Tomorrow, January 1, the ‘Trump of the Tropics’ takes office as president of Brazil. Much has been written about Jair Bolsonaro, but there’s probably nothing so revealing as Brian Winter’s interview with Mr Bolsonaro’s intellectual guru. Click here to read it, but if you don’t, just skim through the next few paragraphs. You’ll get the idea.
Mr Winter, editor-in-chief of Americas Quarterly magazine, visited Olavo de Carvalho in his “modest house” in Virginia. There, he was invited by Mr Carvalho to share a glass of Grand Muriel orange liqueur (“at 1:30 p.m. on a Monday”), was shown his collection of rifles, and heard of his love for the United States, especially “rednecks…the best people in the world.”
Mr Carvalho, we learn from Mr Winter’s piece, is 71, has not lived in Brazil for 13 years, and has had many twists and turns in his career, having been “a professional astrologer, a newspaper columnist, a teacher of philosophy and… a communist militant in the 1960s”. He is currently a writer of books, newspaper columns and speeches on politics and philosophy and has a social media following of more than 500,000, which includes Mr Bolsonaro. His YouTube channel is very popular. Brazil’s new president seems to especially like Mr Carvalho’s book titled ‘The Minimum You Need to Know to Not Be an Idiot’. [Incidentally, it sold 350,000 copies in Brazil.]
From Mr Winter’s interview, it’s clear Mr Carvalho’s ideology is as follows – in favour of individual liberties, economic liberalism, Christianity and conservative social mores and fervently against globalism, Islam, communists and the leftist sphere altogether. “Thousands and thousands of Islamic agents are coming in through the Amazon,” he told Mr Winter, warning of an “Islamic plan for world domination” because “they’ve been globalists for 14 centuries.” Brazil should favour US investment “because it’s a Christian people, a benevolent people.” He decries the Chinese “strategic agenda” and claims Beijing is helping “communists [to] penetrat[e] Latin America today with incredible force.”
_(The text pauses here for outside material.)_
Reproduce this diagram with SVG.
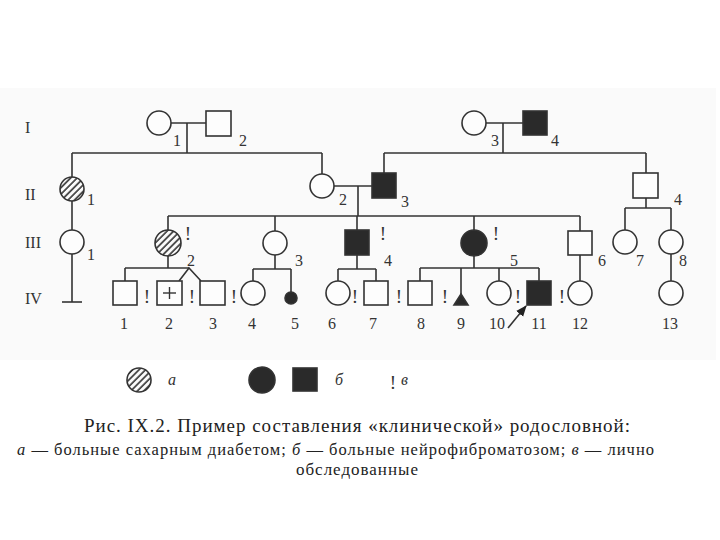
<svg xmlns="http://www.w3.org/2000/svg" width="720" height="540" viewBox="0 0 720 540">
<defs>
<pattern id="hatch" width="4.6" height="4.6" patternUnits="userSpaceOnUse" patternTransform="rotate(45)">
<rect width="4.6" height="4.6" fill="#fbfbfb"/>
<line x1="1" y1="0" x2="1" y2="4.6" stroke="#333" stroke-width="1.6"/>
</pattern>
<marker id="arr" viewBox="0 0 10 10" refX="9" refY="5" markerWidth="7" markerHeight="7" orient="auto">
<path d="M0,1 L10,5 L0,9 Z" fill="#222"/>
</marker>
<style>
.s{fill:#fdfdfd;stroke:#333;stroke-width:1.6}
.f{fill:#2a2a2a;stroke:#333;stroke-width:1.6}
.h{fill:url(#hatch);stroke:#333;stroke-width:1.6}
.c line,.c polyline{stroke:#333;stroke-width:1.6;fill:none}
.n{font-family:"Liberation Serif","DejaVu Serif",serif;font-size:16px;fill:#333;text-anchor:middle}
.g{font-family:"Liberation Serif","DejaVu Serif",serif;font-size:16px;fill:#333}
.e{font-family:"Liberation Serif","DejaVu Serif",serif;font-size:19px;fill:#333;text-anchor:middle}
.cap{font-family:"Liberation Serif","DejaVu Serif",serif;fill:#222}
</style>
</defs>
<rect width="720" height="540" fill="#ffffff"/>
<rect x="0" y="88" width="716" height="272" fill="#fafafa"/>

<g id="gen-labels">
<text class="g" x="25" y="133">I</text>
<text class="g" x="25" y="200">II</text>
<text class="g" x="25" y="248">III</text>
<text class="g" x="25" y="304">IV</text>
</g>

<g id="connectors" class="c">
<line x1="171" y1="123" x2="206" y2="123"/>
<line x1="187" y1="123" x2="187" y2="153"/>
<line x1="72" y1="153" x2="322" y2="153"/>
<line x1="72" y1="153" x2="72" y2="177"/>
<line x1="322" y1="153" x2="322" y2="174"/>
<line x1="486" y1="123" x2="523" y2="123"/>
<line x1="503" y1="123" x2="503" y2="153"/>
<line x1="384" y1="153" x2="646" y2="153"/>
<line x1="384" y1="153" x2="384" y2="173"/>
<line x1="646" y1="153" x2="646" y2="173"/>
<line x1="72" y1="201" x2="72" y2="230"/>
<line x1="72" y1="254" x2="72" y2="302"/>
<line x1="62" y1="302" x2="82" y2="302"/>
<line x1="334" y1="186" x2="372" y2="186"/>
<line x1="358" y1="186" x2="358" y2="216"/>
<line x1="168" y1="216" x2="580" y2="216"/>
<line x1="168" y1="216" x2="168" y2="230"/>
<line x1="275" y1="216" x2="275" y2="231"/>
<line x1="357" y1="216" x2="357" y2="230"/>
<line x1="474" y1="216" x2="474" y2="230"/>
<line x1="580" y1="216" x2="580" y2="231"/>
<line x1="646" y1="198" x2="646" y2="208"/>
<line x1="625" y1="208" x2="671" y2="208"/>
<line x1="625" y1="208" x2="625" y2="230"/>
<line x1="671" y1="208" x2="671" y2="230"/>
<line x1="671" y1="254" x2="671" y2="281"/>
<line x1="168" y1="256" x2="168" y2="268"/>
<line x1="125" y1="268" x2="189" y2="268"/>
<line x1="125" y1="268" x2="125" y2="281"/>
<polyline points="179,281 189,268 201,281"/>
<line x1="275" y1="254" x2="275" y2="269"/>
<line x1="253" y1="269" x2="291" y2="269"/>
<line x1="253" y1="269" x2="253" y2="281"/>
<line x1="291" y1="269" x2="291" y2="292"/>
<line x1="357" y1="255" x2="357" y2="269"/>
<line x1="338" y1="269" x2="376" y2="269"/>
<line x1="338" y1="269" x2="338" y2="281"/>
<line x1="376" y1="269" x2="376" y2="281"/>
<line x1="474" y1="256" x2="474" y2="268"/>
<line x1="420" y1="268" x2="539" y2="268"/>
<line x1="420" y1="268" x2="420" y2="281"/>
<line x1="461" y1="268" x2="461" y2="295"/>
<line x1="499" y1="268" x2="499" y2="281"/>
<line x1="539" y1="268" x2="539" y2="281"/>
<line x1="580" y1="255" x2="580" y2="281"/>
<line x1="508" y1="328" x2="526" y2="306" marker-end="url(#arr)"/>
</g>

<g id="I-1"><circle class="s" cx="159" cy="123" r="12"/><text class="n" x="177" y="146">1</text></g>
<g id="I-2"><rect class="s" x="206" y="111" width="25" height="25"/><text class="n" x="243" y="146">2</text></g>
<g id="I-3"><circle class="s" cx="474" cy="123" r="12"/><text class="n" x="495" y="146">3</text></g>
<g id="I-4"><rect class="f" x="523" y="111" width="24" height="24"/><text class="n" x="555" y="146">4</text></g>

<g id="II-1"><circle class="h" cx="72" cy="189" r="12"/><text class="n" x="91" y="205">1</text></g>
<g id="II-2"><circle class="s" cx="322" cy="186" r="12"/><text class="n" x="343" y="205">2</text></g>
<g id="II-3"><rect class="f" x="372" y="173" width="24" height="25"/><text class="n" x="405" y="207">3</text></g>
<g id="II-4"><rect class="s" x="633" y="173" width="25" height="25"/><text class="n" x="678" y="205">4</text></g>

<g id="III-1"><circle class="s" cx="72" cy="242" r="12"/><text class="n" x="91" y="260">1</text></g>
<g id="III-2"><circle class="h" cx="168" cy="243" r="13"/><text class="e" x="188" y="240">!</text><text class="n" x="191" y="266">2</text></g>
<g id="III-3"><circle class="s" cx="275" cy="243" r="12"/><text class="n" x="299" y="266">3</text></g>
<g id="III-4"><rect class="f" x="345" y="230" width="24" height="25"/><text class="e" x="383" y="240">!</text><text class="n" x="388" y="266">4</text></g>
<g id="III-5"><circle class="f" cx="474" cy="243" r="13"/><text class="e" x="496" y="240">!</text><text class="n" x="514" y="266">5</text></g>
<g id="III-6"><rect class="s" x="568" y="231" width="24" height="24"/><text class="n" x="602" y="266">6</text></g>
<g id="III-7"><circle class="s" cx="625" cy="242" r="12"/><text class="n" x="640" y="266">7</text></g>
<g id="III-8"><circle class="s" cx="671" cy="242" r="12"/><text class="n" x="683" y="266">8</text></g>

<g id="IV-1"><rect class="s" x="113" y="281" width="24" height="24"/><text class="e" x="147" y="303">!</text><text class="n" x="124" y="329">1</text></g>
<g id="IV-2"><rect class="s" x="157" y="281" width="25" height="24"/><line x1="163" y1="293" x2="176" y2="293" stroke="#333" stroke-width="1.4"/><line x1="169.5" y1="287" x2="169.5" y2="299" stroke="#333" stroke-width="1.4"/><text class="e" x="192" y="303">!</text><text class="n" x="169" y="329">2</text></g>
<g id="IV-3"><rect class="s" x="200" y="281" width="25" height="24"/><text class="e" x="234" y="303">!</text><text class="n" x="213" y="329">3</text></g>
<g id="IV-4"><circle class="s" cx="253" cy="293" r="12"/><text class="n" x="252" y="329">4</text></g>
<g id="IV-5"><circle class="f" cx="291" cy="298" r="6"/><text class="n" x="295" y="329">5</text></g>
<g id="IV-6"><circle class="s" cx="338" cy="293" r="12"/><text class="e" x="355" y="303">!</text><text class="n" x="332" y="329">6</text></g>
<g id="IV-7"><rect class="s" x="364" y="281" width="24" height="24"/><text class="e" x="399" y="303">!</text><text class="n" x="373" y="329">7</text></g>
<g id="IV-8"><rect class="s" x="408" y="281" width="24" height="24"/><text class="e" x="445" y="303">!</text><text class="n" x="421" y="329">8</text></g>
<g id="IV-9"><polygon class="f" points="461,294 468,305 454,305"/><text class="n" x="461" y="329">9</text></g>
<g id="IV-10"><circle class="s" cx="499" cy="293" r="12"/><text class="e" x="518" y="303">!</text><text class="n" x="497" y="329">10</text></g>
<g id="IV-11"><rect class="f" x="527" y="281" width="24" height="24"/><text class="e" x="562" y="303">!</text><text class="n" x="539" y="329">11</text></g>
<g id="IV-12"><circle class="s" cx="580" cy="293" r="12"/><text class="n" x="580" y="329">12</text></g>
<g id="IV-13"><circle class="s" cx="671" cy="293" r="12"/><text class="n" x="670" y="329">13</text></g>

<g id="legend">
<circle class="h" cx="139" cy="380" r="12"/>
<text class="g" x="168" y="385" font-style="italic">а</text>
<circle class="f" cx="262" cy="380" r="13"/>
<rect class="f" x="293" y="368" width="24" height="23"/>
<text class="g" x="335" y="385" font-style="italic">б</text>
<text class="e" x="393" y="389">!</text>
<text class="g" x="401" y="385" font-style="italic">в</text>
</g>

<g id="caption">
<text class="cap" x="84" y="432" font-size="19" textLength="546">Рис. IX.2. Пример составления «клинической» родословной:</text>
<text class="cap" x="17" y="455" font-size="16.5" textLength="637"><tspan font-style="italic">а</tspan> — больные сахарным диабетом; <tspan font-style="italic">б</tspan> — больные нейрофиброматозом; <tspan font-style="italic">в</tspan> — лично</text>
<text class="cap" x="357" y="475" font-size="17" text-anchor="middle" textLength="122">обследованные</text>
</g>
</svg>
As a guide to understanding Mr Carvalho, Mr Winter says his views would be “familiar to anyone who has ever watched Fox News”.
There are some interesting quotes in the piece. Mr Carvalho struts, proud as a peacock about his influence on Brazil’s new president. And he is casual, dismissive and rather arrogant in his rejection of egalitarian values.
For instance, after Mr Bolsonaro named as his foreign minister Ernesto Araújo, an obscure career diplomat recommended by Mr Carvalho, the guru from Virginia was ecstatic. Mr Araújo’s personal blog described climate change as a Marxist conspiracy, and lamented the “criminalisation” of heterosexual intercourse, oil and red meat and Mr Carvalho told Mr Winter he was impressed. “ started reading (the blog) and I said – ‘This guy is a genius! He has to be foreign minister! He understands the risk from globalism is real … he’s a Christian, and he’ll do the best he can.”
And Mr Carvalho is pleased, almost triumphant about Mr Bolsonaro’s deference towards him: “Look, I think the person he listens to most is me.”
However, his view of Mr Bolsonaro seems limited to modest appreciation of the president’s good judgement in picking Mr Carvalho as his guru.
“Even if he has a shit government, he won’t steal. That struck me as a sufficient virtue,” he told Mr Winter. He added that Mr Bolsonaro “doesn’t speak well” and “doesn’t have a single economic idea in his head,” but that he – Mr Carvalho – appreciated his tough stance on crime. Only a “true war” on drug gangs, he said, could fix a country with more than 63,000 homicides a year. And he suggested state-sponsored murder of the left would have been in Brazil’s interest, although he later claimed that was an “ironic” statement.
What does it say when Brazil’s new strongman has a guru with especially tough views? It will be an interesting few years.